The success of a dialectic is the degree of resolution ( even though temporary ) of contradictory ideas incorporated in the rules, laws and ethos of a society. The test of the success of the dialectic follows in time in the concerned social, political events and will depend upon the commitment of all parties to the agreements made in that dialectic - which was called in ancient times in most societies as 'the word of honor' and in such societies to break one's word of honor was the biggest sacrilege ( before formal religion was invented ). The breaking of the word often led to a domino effect of breaking of the word, leading to a collapse of the dialectic. On a wider scale it meant that the word of honor was no longer trusted, and as wars between  tribes or groups became uncontrollable - the process of conquest and decimation became the norm. Now wars were being fought to conquer and enslave - by any means possible - even treachery. ( the situational opposite of the dialectic whereby an agreement is made for the specific purpose of misleading one party into fulfilling their end of an agreement, but the other party that is not sincere from the beginning then violates (covertly or overtly) the agreement blatantly or by deception, and gains an unfair advantage). With such methods and means civilizations, and subsequently, empires were built. One common method is to covertly provoke the other party relentlessly until in desperation minor elements in that party break the agreement which then gives the excuse or justification to the deceiving party to break or nullify the agreement completely when it suits them.

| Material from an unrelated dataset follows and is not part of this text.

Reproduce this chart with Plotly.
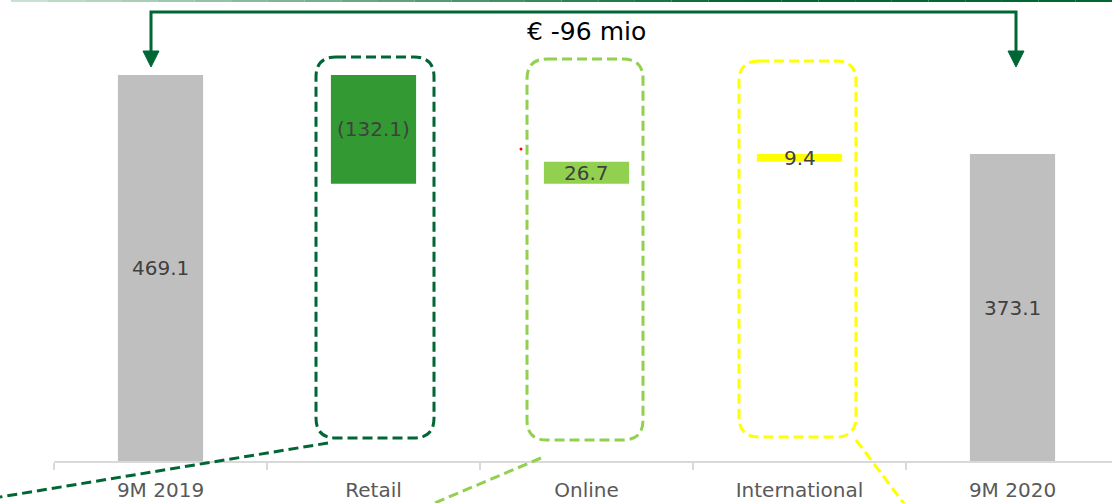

In civilizations, some semblance of the dialectic emerged from the overthrow of feudal rule. From a feudal society supported by institutionalized religion, it was definitely a major improvement towards a society that was ruled by people that had some sort of participation of the masses, and not by heredity. The dialog between an emerging intelligentsia that had started questioning the decadent and tyrannical  authority of King and Priest was the first success of the dialectic - at last the dialectic had converged on the idea that all human beings had equal rights and that rulers were not divinely ordained. The enlightenment movement in Europe produced writers, poets and thinkers that led to this transformation. One kingdom after another became a republic that formulated a constitution and institutions to represent a wider population in the law making and governing process.